I too have an A level student in the house; he seems much more knowledgable than I was at the same age.

Juliet said...

I have always steered very well clear of sequels, ever since I was forced to read (for work purposes) a ghastly sequel to Wuthering Heights which I found difficult to put out of my mind for many years, which I resented! I did read Susan Hill's sequel to Rebecca, though. I resisted for ages but I admire SH's writing and curiosity got the better of me. I thought it very well and sensitively done, actually, with a very keen appreciation of the nuances of the original.

On the whole, however, I really would *very* much rather people kept their 'what happened next' ideas to themselves (or their book group at most) and realise that the original writer will deliberately have written precisely what they needed to about *their* characters and left them exactly where they wished them to remain in the reader's mind.

Finishing off another's work raises different issues, but curiously does seem far more acceptable in some arts than in other. Books are considered fair game, while music raises more hackles (see eg the furore over the completion of Elgar's third symphony http://news.bbc.co.uk/1/hi/special_report/1998/elgar/56312.stm ), and as for painting - well imagine what would happen if someone were to approach eg one of the National Gallery's unfinished Gainsboroughs with a loaded brush and palette - outrage, horror, criminal charges, questions in the House!

Maybe fiction should be treated with the same kind of reverence?? Just an idea . . .

(And yes, definitely fodder for a good twisty crime novel!)

blimeyhecks said...

I really enjoyed Sally Beauman's sequel, I thought it was a really well written and enjoyable book.

Martin Edwards said...

Juliet, this is admittedly a sweeping generalisation to which there are no doubt many exceptions, but I'd suggest that there's a difference between an unfinished novel and an unfinished musical work. The latter may, despite being incomplete, still have real merit. Other than Edwin Drood, I can't think of any incomplete novel of which the same could be said. Which leads me to the tentative thought that maybe there's a stronger case for finishing a novel than a piece of music? I'm not sure, but it's an interesting debating point.

Juliet said...

Martin - you are absolutely right, of course, and it's all to do with narrative. One could argue quite forcefully that a piece of music (especially something likea symphony) 'needs' resolution, but, as with an unfinished poem or sculpture, it can be perfectly enjoyable in sketch or partially finished form.
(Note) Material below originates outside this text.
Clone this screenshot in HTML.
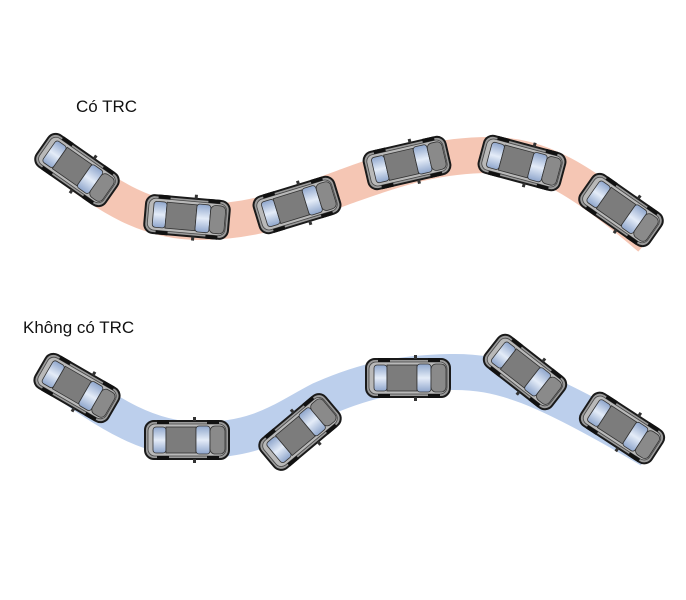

It's only in novels that we are so strongly driven by the need to know 'what happens next', and above all, 'what happens in the end' (and of course, for sequel-devotees, 'what happens next, after the end').

I am genuinely troubled by the urge to 'sequelise' well-loved novels, though. It seems an increasingly rampant tendency, and while I can see that it could be artistically challenging (in a good way) for a writer, I agree that the 'lucrative' aspect is usually well to the fore when such projects are embarked upon (cf Alexandra Ripley's sequel to Gone with the Wind - completely panned by the critics but still sold 6 million copies!).

Anyway, sorry, this is rather a long way from your original post. I will go off and muse more about it all on my own blog instead of taking up air-time on yours!

Martin Edwards said...

As ever,Juliet, your musings are of great interest, and I'm sure not only to me. One sequel I've never read is 'The Wild Sargasso Sea', but I know a number of people think it's wonderful. And I know of at least one more unfinished crime novel that deserves to be completed. But it's not a job for me!